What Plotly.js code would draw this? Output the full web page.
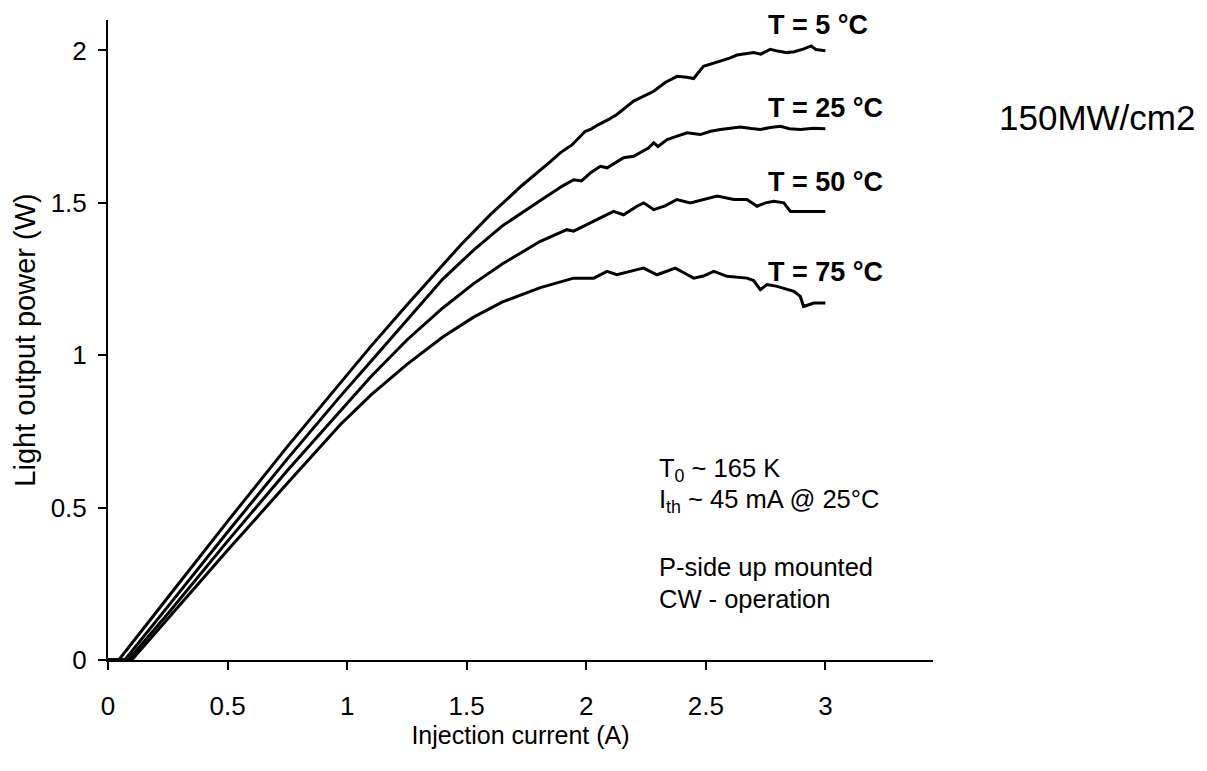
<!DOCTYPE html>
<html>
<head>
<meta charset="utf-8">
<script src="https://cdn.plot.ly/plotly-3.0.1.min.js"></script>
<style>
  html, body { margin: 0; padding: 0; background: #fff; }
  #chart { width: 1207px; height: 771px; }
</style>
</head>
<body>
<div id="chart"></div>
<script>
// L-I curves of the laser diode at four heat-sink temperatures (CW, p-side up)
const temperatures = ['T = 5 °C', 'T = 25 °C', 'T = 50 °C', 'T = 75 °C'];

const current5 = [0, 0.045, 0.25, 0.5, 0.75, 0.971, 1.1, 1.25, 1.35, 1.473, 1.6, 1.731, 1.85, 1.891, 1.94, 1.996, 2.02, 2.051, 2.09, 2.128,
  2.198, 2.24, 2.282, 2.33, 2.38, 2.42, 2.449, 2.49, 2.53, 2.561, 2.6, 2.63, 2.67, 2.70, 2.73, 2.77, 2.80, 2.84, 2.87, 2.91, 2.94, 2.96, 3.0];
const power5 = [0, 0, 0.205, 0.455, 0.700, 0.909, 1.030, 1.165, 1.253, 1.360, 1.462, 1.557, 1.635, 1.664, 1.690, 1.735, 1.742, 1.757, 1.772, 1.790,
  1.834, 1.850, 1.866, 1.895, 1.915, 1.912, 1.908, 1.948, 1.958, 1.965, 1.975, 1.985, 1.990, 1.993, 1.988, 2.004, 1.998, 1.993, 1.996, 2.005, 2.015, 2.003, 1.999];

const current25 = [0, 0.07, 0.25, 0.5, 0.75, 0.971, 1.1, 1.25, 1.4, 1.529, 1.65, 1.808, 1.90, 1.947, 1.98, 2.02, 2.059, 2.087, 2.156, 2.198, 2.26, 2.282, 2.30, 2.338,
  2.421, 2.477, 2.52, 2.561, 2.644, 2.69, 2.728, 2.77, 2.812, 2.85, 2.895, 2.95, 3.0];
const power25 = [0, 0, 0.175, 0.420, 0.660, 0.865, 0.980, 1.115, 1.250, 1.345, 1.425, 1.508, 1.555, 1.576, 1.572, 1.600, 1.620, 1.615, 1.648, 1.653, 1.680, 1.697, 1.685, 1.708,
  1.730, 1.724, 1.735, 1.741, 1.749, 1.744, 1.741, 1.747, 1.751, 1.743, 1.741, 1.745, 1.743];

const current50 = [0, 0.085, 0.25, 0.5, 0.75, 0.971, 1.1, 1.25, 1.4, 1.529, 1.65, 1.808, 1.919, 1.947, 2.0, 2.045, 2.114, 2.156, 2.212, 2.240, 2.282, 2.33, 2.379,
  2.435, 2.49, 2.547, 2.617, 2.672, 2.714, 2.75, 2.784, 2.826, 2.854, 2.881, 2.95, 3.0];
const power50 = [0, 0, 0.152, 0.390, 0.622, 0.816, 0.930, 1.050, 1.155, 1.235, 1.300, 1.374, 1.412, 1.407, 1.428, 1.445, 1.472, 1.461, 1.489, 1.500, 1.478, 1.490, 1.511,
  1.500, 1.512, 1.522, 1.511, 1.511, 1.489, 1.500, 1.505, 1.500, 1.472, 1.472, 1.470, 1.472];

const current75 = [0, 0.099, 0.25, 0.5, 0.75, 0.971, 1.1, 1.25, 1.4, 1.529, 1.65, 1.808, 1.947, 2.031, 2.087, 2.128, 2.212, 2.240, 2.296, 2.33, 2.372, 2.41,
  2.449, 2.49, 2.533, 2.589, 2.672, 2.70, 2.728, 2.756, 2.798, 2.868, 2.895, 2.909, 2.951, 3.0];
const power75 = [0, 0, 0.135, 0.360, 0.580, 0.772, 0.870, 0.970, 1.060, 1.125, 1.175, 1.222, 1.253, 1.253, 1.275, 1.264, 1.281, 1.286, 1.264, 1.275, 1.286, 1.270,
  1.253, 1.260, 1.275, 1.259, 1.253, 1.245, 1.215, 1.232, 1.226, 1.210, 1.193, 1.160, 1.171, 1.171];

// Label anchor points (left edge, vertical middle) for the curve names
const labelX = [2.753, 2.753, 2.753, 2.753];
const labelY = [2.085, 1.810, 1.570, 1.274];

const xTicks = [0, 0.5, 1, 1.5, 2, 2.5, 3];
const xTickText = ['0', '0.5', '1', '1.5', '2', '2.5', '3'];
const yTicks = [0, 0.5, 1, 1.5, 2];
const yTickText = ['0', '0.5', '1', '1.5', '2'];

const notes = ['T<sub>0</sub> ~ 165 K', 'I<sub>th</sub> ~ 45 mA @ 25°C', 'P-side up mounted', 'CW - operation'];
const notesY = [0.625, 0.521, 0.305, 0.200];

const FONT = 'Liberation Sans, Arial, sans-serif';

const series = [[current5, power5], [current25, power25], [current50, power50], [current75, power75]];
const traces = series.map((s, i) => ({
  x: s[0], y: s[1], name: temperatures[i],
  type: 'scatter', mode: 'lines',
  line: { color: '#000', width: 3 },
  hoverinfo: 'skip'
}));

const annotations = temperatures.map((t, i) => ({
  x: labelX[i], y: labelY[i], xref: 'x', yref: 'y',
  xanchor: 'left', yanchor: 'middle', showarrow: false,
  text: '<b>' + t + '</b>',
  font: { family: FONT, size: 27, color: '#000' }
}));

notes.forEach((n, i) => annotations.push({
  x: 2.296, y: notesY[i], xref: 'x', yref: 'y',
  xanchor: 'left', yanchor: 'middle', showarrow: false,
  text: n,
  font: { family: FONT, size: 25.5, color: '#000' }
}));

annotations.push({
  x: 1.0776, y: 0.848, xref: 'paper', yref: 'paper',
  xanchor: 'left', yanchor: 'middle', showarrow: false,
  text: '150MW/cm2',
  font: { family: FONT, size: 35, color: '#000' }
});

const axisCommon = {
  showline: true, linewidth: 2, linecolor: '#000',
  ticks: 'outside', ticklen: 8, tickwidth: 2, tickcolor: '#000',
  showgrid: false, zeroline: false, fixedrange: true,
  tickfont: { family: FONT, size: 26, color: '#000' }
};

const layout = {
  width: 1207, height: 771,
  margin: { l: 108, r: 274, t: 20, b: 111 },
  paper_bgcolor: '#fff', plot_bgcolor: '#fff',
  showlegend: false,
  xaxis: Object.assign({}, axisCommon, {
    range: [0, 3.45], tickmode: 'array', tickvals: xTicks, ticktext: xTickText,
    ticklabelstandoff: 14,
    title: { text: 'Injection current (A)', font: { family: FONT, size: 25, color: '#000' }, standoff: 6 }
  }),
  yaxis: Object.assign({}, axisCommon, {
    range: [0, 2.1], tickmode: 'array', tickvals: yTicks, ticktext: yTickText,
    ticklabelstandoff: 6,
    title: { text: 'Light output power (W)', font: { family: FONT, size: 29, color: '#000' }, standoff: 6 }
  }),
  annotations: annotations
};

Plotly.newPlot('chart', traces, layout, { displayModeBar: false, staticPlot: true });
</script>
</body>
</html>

_Work instructions_
Pictures are to be left out; repeat all the remaining data exactly.

_Result for this exercise_
What Plotly.js code would draw this? Output the full web page.
<!DOCTYPE html>
<html>
<head>
<meta charset="utf-8">
<script src="https://cdn.plot.ly/plotly-3.0.1.min.js"></script>
<style>
  html, body { margin: 0; padding: 0; background: #fff; }
  #chart { width: 1207px; height: 771px; }
</style>
</head>
<body>
<div id="chart"></div>
<script>
// L-I curves of the laser diode at four heat-sink temperatures (CW, p-side up)
const temperatures = ['T = 5 °C', 'T = 25 °C', 'T = 50 °C', 'T = 75 °C'];

const current5 = [0, 0.045, 0.25, 0.5, 0.75, 0.971, 1.1, 1.25, 1.35, 1.473, 1.6, 1.731, 1.85, 1.891, 1.94, 1.996, 2.02, 2.051, 2.09, 2.128,
  2.198, 2.24, 2.282, 2.33, 2.38, 2.42, 2.449, 2.49, 2.53, 2.561, 2.6, 2.63, 2.67, 2.70, 2.73, 2.77, 2.80, 2.84, 2.87, 2.91, 2.94, 2.96, 3.0];
const power5 = [0, 0, 0.205, 0.455, 0.700, 0.909, 1.030, 1.165, 1.253, 1.360, 1.462, 1.557, 1.635, 1.664, 1.690, 1.735, 1.742, 1.757, 1.772, 1.790,
  1.834, 1.850, 1.866, 1.895, 1.915, 1.912, 1.908, 1.948, 1.958, 1.965, 1.975, 1.985, 1.990, 1.993, 1.988, 2.004, 1.998, 1.993, 1.996, 2.005, 2.015, 2.003, 1.999];

const current25 = [0, 0.07, 0.25, 0.5, 0.75, 0.971, 1.1, 1.25, 1.4, 1.529, 1.65, 1.808, 1.90, 1.947, 1.98, 2.02, 2.059, 2.087, 2.156, 2.198, 2.26, 2.282, 2.30, 2.338,
  2.421, 2.477, 2.52, 2.561, 2.644, 2.69, 2.728, 2.77, 2.812, 2.85, 2.895, 2.95, 3.0];
const power25 = [0, 0, 0.175, 0.420, 0.660, 0.865, 0.980, 1.115, 1.250, 1.345, 1.425, 1.508, 1.555, 1.576, 1.572, 1.600, 1.620, 1.615, 1.648, 1.653, 1.680, 1.697, 1.685, 1.708,
  1.730, 1.724, 1.735, 1.741, 1.749, 1.744, 1.741, 1.747, 1.751, 1.743, 1.741, 1.745, 1.743];

const current50 = [0, 0.085, 0.25, 0.5, 0.75, 0.971, 1.1, 1.25, 1.4, 1.529, 1.65, 1.808, 1.919, 1.947, 2.0, 2.045, 2.114, 2.156, 2.212, 2.240, 2.282, 2.33, 2.379,
  2.435, 2.49, 2.547, 2.617, 2.672, 2.714, 2.75, 2.784, 2.826, 2.854, 2.881, 2.95, 3.0];
const power50 = [0, 0, 0.152, 0.390, 0.622, 0.816, 0.930, 1.050, 1.155, 1.235, 1.300, 1.374, 1.412, 1.407, 1.428, 1.445, 1.472, 1.461, 1.489, 1.500, 1.478, 1.490, 1.511,
  1.500, 1.512, 1.522, 1.511, 1.511, 1.489, 1.500, 1.505, 1.500, 1.472, 1.472, 1.470, 1.472];

const current75 = [0, 0.099, 0.25, 0.5, 0.75, 0.971, 1.1, 1.25, 1.4, 1.529, 1.65, 1.808, 1.947, 2.031, 2.087, 2.128, 2.212, 2.240, 2.296, 2.33, 2.372, 2.41,
  2.449, 2.49, 2.533, 2.589, 2.672, 2.70, 2.728, 2.756, 2.798, 2.868, 2.895, 2.909, 2.951, 3.0];
const power75 = [0, 0, 0.135, 0.360, 0.580, 0.772, 0.870, 0.970, 1.060, 1.125, 1.175, 1.222, 1.253, 1.253, 1.275, 1.264, 1.281, 1.286, 1.264, 1.275, 1.286, 1.270,
  1.253, 1.260, 1.275, 1.259, 1.253, 1.245, 1.215, 1.232, 1.226, 1.210, 1.193, 1.160, 1.171, 1.171];

// Label anchor points (left edge, vertical middle) for the curve names
const labelX = [2.753, 2.753, 2.753, 2.753];
const labelY = [2.085, 1.810, 1.570, 1.274];

const xTicks = [0, 0.5, 1, 1.5, 2, 2.5, 3];
const xTickText = ['0', '0.5', '1', '1.5', '2', '2.5', '3'];
const yTicks = [0, 0.5, 1, 1.5, 2];
const yTickText = ['0', '0.5', '1', '1.5', '2'];

const notes = ['T<sub>0</sub> ~ 165 K', 'I<sub>th</sub> ~ 45 mA @ 25°C', 'P-side up mounted', 'CW - operation'];
const notesY = [0.625, 0.521, 0.305, 0.200];

const FONT = 'Liberation Sans, Arial, sans-serif';

const series = [[current5, power5], [current25, power25], [current50, power50], [current75, power75]];
const traces = series.map((s, i) => ({
  x: s[0], y: s[1], name: temperatures[i],
  type: 'scatter', mode: 'lines',
  line: { color: '#000', width: 3 },
  hoverinfo: 'skip'
}));

const annotations = temperatures.map((t, i) => ({
  x: labelX[i], y: labelY[i], xref: 'x', yref: 'y',
  xanchor: 'left', yanchor: 'middle', showarrow: false,
  text: '<b>' + t + '</b>',
  font: { family: FONT, size: 27, color: '#000' }
}));

notes.forEach((n, i) => annotations.push({
  x: 2.296, y: notesY[i], xref: 'x', yref: 'y',
  xanchor: 'left', yanchor: 'middle', showarrow: false,
  text: n,
  font: { family: FONT, size: 25.5, color: '#000' }
}));

annotations.push({
  x: 1.0776, y: 0.848, xref: 'paper', yref: 'paper',
  xanchor: 'left', yanchor: 'middle', showarrow: false,
  text: '150MW/cm2',
  font: { family: FONT, size: 35, color: '#000' }
});

const axisCommon = {
  showline: true, linewidth: 2, linecolor: '#000',
  ticks: 'outside', ticklen: 8, tickwidth: 2, tickcolor: '#000',
  showgrid: false, zeroline: false, fixedrange: true,
  tickfont: { family: FONT, size: 26, color: '#000' }
};

const layout = {
  width: 1207, height: 771,
  margin: { l: 108, r: 274, t: 20, b: 111 },
  paper_bgcolor: '#fff', plot_bgcolor: '#fff',
  showlegend: false,
  xaxis: Object.assign({}, axisCommon, {
    range: [0, 3.45], tickmode: 'array', tickvals: xTicks, ticktext: xTickText,
    ticklabelstandoff: 14,
    title: { text: 'Injection current (A)', font: { family: FONT, size: 25, color: '#000' }, standoff: 6 }
  }),
  yaxis: Object.assign({}, axisCommon, {
    range: [0, 2.1], tickmode: 'array', tickvals: yTicks, ticktext: yTickText,
    ticklabelstandoff: 6,
    title: { text: 'Light output power (W)', font: { family: FONT, size: 29, color: '#000' }, standoff: 6 }
  }),
  annotations: annotations
};

Plotly.newPlot('chart', traces, layout, { displayModeBar: false, staticPlot: true });
</script>
</body>
</html>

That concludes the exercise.